STATED TASK
Write out the material again word for word, dropping any images it holds.

SOURCE EXCERPT
★ ★ ★ ★
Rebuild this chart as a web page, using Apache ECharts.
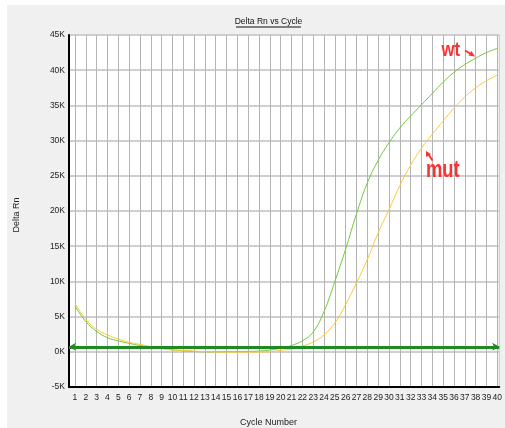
<!DOCTYPE html>
<html><head><meta charset="utf-8">
<script src="https://cdn.jsdelivr.net/npm/echarts@6/dist/echarts.min.js"></script>
<style>
html,body{margin:0;padding:0;background:#fff;}
#bg{position:absolute;left:7px;top:5px;width:498px;height:423px;background:#f0f0f0;}
#main{position:absolute;left:0;top:0;width:505px;height:428px;}
</style></head><body>
<div id="bg"></div><div id="main"></div>
<script>
const cycles = [1,2,3,4,5,6,7,8,9,10,11,12,13,14,15,16,17,18,19,20,21,22,23,24,25,26,27,28,29,30,31,32,33,34,35,36,37,38,39,40];
const wt = [6500,4300,2900,2000,1550,1200,900,700,500,300,150,50,0,-20,0,20,50,100,250,500,900,1550,2800,5700,10000,14600,19600,24000,27200,29700,31800,33500,35100,36700,38300,39700,40800,41700,42500,43100];
const mut = [6900,4600,3200,2400,1800,1350,1050,750,450,250,200,100,20,-30,-50,-50,-50,-30,0,200,400,800,1400,2400,4100,6700,9800,13100,16900,20200,23600,26500,28900,30900,32800,34600,36200,37500,38500,39300];
const threshold = 700;
const yTicks = [-5000,0,5000,10000,15000,20000,25000,30000,35000,40000,45000];

const chart = echarts.init(document.getElementById('main'), null, {renderer:'canvas'});
const F = 'Liberation Sans, Arial, sans-serif';
chart.setOption({
  animation:false,
  backgroundColor:'transparent',
  grid:{left:69,right:5,top:35,bottom:41,show:true,backgroundColor:'#ffffff',borderColor:'#c4c4c4',borderWidth:1},
  xAxis:{type:'value',min:0.45,max:40.18,
    axisLine:{show:true,onZero:false,lineStyle:{color:'#000',width:2}},
    axisTick:{show:false,customValues:cycles},
    axisLabel:{customValues:cycles,fontFamily:F,fontSize:8.5,color:'#222',margin:6},
    splitLine:{show:true,lineStyle:{color:'#b4b4b4',width:1}}},
  yAxis:{type:'value',min:yTicks[0],max:yTicks[yTicks.length-1],interval:5000,
    axisLine:{show:true,onZero:false,lineStyle:{color:'#000',width:2}},
    axisTick:{show:false},
    axisLabel:{fontFamily:F,fontSize:8.5,color:'#222',margin:4,formatter:v=>(v/1000)+'K'},
    splitLine:{show:true,lineStyle:{color:'#cfcfcf',width:2}}},
  series:[
    {name:'wt',type:'line',data:cycles.map((c,i)=>[c,wt[i]]),showSymbol:false,smooth:0.4,
     lineStyle:{color:'#74c83c',width:1},itemStyle:{color:'#74c83c'},z:3},
    {name:'mut',type:'line',data:cycles.map((c,i)=>[c,mut[i]]),showSymbol:false,smooth:0.4,
     lineStyle:{color:'#ffc83c',width:1},itemStyle:{color:'#ffc83c'},z:4,
     markLine:{silent:true,symbol:['arrow','arrow'],symbolSize:[6,7],
       label:{show:false},lineStyle:{color:'#1f8a1f',width:3,type:'solid'},
       data:[{yAxis:threshold}],z:10}}
  ],
  graphic:[
    {type:'text',x:268.5,y:22,z:20,style:{text:'Delta Rn vs Cycle',fontFamily:F,fontSize:8.5,fill:'#111',align:'center',verticalAlign:'middle'}},
    {type:'line',z:20,shape:{x1:236,y1:27,x2:301,y2:27},style:{stroke:'#111',lineWidth:1}},
    {type:'text',x:17,y:215,rotation:Math.PI/2,z:20,style:{text:'Delta Rn',fontFamily:F,fontSize:9,fill:'#222',align:'center',verticalAlign:'middle'}},
    {type:'text',x:268.5,y:423,z:20,style:{text:'Cycle Number',fontFamily:F,fontSize:9,fill:'#222',align:'center',verticalAlign:'middle'}},
    {type:'text',x:441.5,y:50,z:30,scaleX:0.83,style:{text:'wt',fontFamily:F,fontSize:20,fontWeight:'bold',fill:'#ff3030',align:'left',verticalAlign:'middle'}},
    {type:'line',z:30,shape:{x1:465,y1:50.5,x2:471,y2:54},style:{stroke:'#ff3030',lineWidth:2}},
    {type:'polygon',z:30,shape:{points:[[475,56.5],[468.5,55.5],[471.5,51]]},style:{fill:'#ff3030'}},
    {type:'text',x:426,y:171,z:30,scaleX:0.8,style:{text:'mut',fontFamily:F,fontSize:23,fontWeight:'bold',fill:'#ff3030',align:'left',verticalAlign:'middle'}},
    {type:'line',z:30,shape:{x1:432.5,y1:160.5,x2:428.5,y2:154.5},style:{stroke:'#ff3030',lineWidth:2}},
    {type:'polygon',z:30,shape:{points:[[426,151],[426,157],[431,154]]},style:{fill:'#ff3030'}}
  ]
});
</script></body></html>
★ ★ ★ ★
CORRECT RESULT
Rebuild this chart as a web page, using Apache ECharts.
<!DOCTYPE html>
<html><head><meta charset="utf-8">
<script src="https://cdn.jsdelivr.net/npm/echarts@6/dist/echarts.min.js"></script>
<style>
html,body{margin:0;padding:0;background:#fff;}
#bg{position:absolute;left:7px;top:5px;width:498px;height:423px;background:#f0f0f0;}
#main{position:absolute;left:0;top:0;width:505px;height:428px;}
</style></head><body>
<div id="bg"></div><div id="main"></div>
<script>
const cycles = [1,2,3,4,5,6,7,8,9,10,11,12,13,14,15,16,17,18,19,20,21,22,23,24,25,26,27,28,29,30,31,32,33,34,35,36,37,38,39,40];
const wt = [6500,4300,2900,2000,1550,1200,900,700,500,300,150,50,0,-20,0,20,50,100,250,500,900,1550,2800,5700,10000,14600,19600,24000,27200,29700,31800,33500,35100,36700,38300,39700,40800,41700,42500,43100];
const mut = [6900,4600,3200,2400,1800,1350,1050,750,450,250,200,100,20,-30,-50,-50,-50,-30,0,200,400,800,1400,2400,4100,6700,9800,13100,16900,20200,23600,26500,28900,30900,32800,34600,36200,37500,38500,39300];
const threshold = 700;
const yTicks = [-5000,0,5000,10000,15000,20000,25000,30000,35000,40000,45000];

const chart = echarts.init(document.getElementById('main'), null, {renderer:'canvas'});
const F = 'Liberation Sans, Arial, sans-serif';
chart.setOption({
  animation:false,
  backgroundColor:'transparent',
  grid:{left:69,right:5,top:35,bottom:41,show:true,backgroundColor:'#ffffff',borderColor:'#c4c4c4',borderWidth:1},
  xAxis:{type:'value',min:0.45,max:40.18,
    axisLine:{show:true,onZero:false,lineStyle:{color:'#000',width:2}},
    axisTick:{show:false,customValues:cycles},
    axisLabel:{customValues:cycles,fontFamily:F,fontSize:8.5,color:'#222',margin:6},
    splitLine:{show:true,lineStyle:{color:'#b4b4b4',width:1}}},
  yAxis:{type:'value',min:yTicks[0],max:yTicks[yTicks.length-1],interval:5000,
    axisLine:{show:true,onZero:false,lineStyle:{color:'#000',width:2}},
    axisTick:{show:false},
    axisLabel:{fontFamily:F,fontSize:8.5,color:'#222',margin:4,formatter:v=>(v/1000)+'K'},
    splitLine:{show:true,lineStyle:{color:'#cfcfcf',width:2}}},
  series:[
    {name:'wt',type:'line',data:cycles.map((c,i)=>[c,wt[i]]),showSymbol:false,smooth:0.4,
     lineStyle:{color:'#74c83c',width:1},itemStyle:{color:'#74c83c'},z:3},
    {name:'mut',type:'line',data:cycles.map((c,i)=>[c,mut[i]]),showSymbol:false,smooth:0.4,
     lineStyle:{color:'#ffc83c',width:1},itemStyle:{color:'#ffc83c'},z:4,
     markLine:{silent:true,symbol:['arrow','arrow'],symbolSize:[6,7],
       label:{show:false},lineStyle:{color:'#1f8a1f',width:3,type:'solid'},
       data:[{yAxis:threshold}],z:10}}
  ],
  graphic:[
    {type:'text',x:268.5,y:22,z:20,style:{text:'Delta Rn vs Cycle',fontFamily:F,fontSize:8.5,fill:'#111',align:'center',verticalAlign:'middle'}},
    {type:'line',z:20,shape:{x1:236,y1:27,x2:301,y2:27},style:{stroke:'#111',lineWidth:1}},
    {type:'text',x:17,y:215,rotation:Math.PI/2,z:20,style:{text:'Delta Rn',fontFamily:F,fontSize:9,fill:'#222',align:'center',verticalAlign:'middle'}},
    {type:'text',x:268.5,y:423,z:20,style:{text:'Cycle Number',fontFamily:F,fontSize:9,fill:'#222',align:'center',verticalAlign:'middle'}},
    {type:'text',x:441.5,y:50,z:30,scaleX:0.83,style:{text:'wt',fontFamily:F,fontSize:20,fontWeight:'bold',fill:'#ff3030',align:'left',verticalAlign:'middle'}},
    {type:'line',z:30,shape:{x1:465,y1:50.5,x2:471,y2:54},style:{stroke:'#ff3030',lineWidth:2}},
    {type:'polygon',z:30,shape:{points:[[475,56.5],[468.5,55.5],[471.5,51]]},style:{fill:'#ff3030'}},
    {type:'text',x:426,y:171,z:30,scaleX:0.8,style:{text:'mut',fontFamily:F,fontSize:23,fontWeight:'bold',fill:'#ff3030',align:'left',verticalAlign:'middle'}},
    {type:'line',z:30,shape:{x1:432.5,y1:160.5,x2:428.5,y2:154.5},style:{stroke:'#ff3030',lineWidth:2}},
    {type:'polygon',z:30,shape:{points:[[426,151],[426,157],[431,154]]},style:{fill:'#ff3030'}}
  ]
});
</script></body></html>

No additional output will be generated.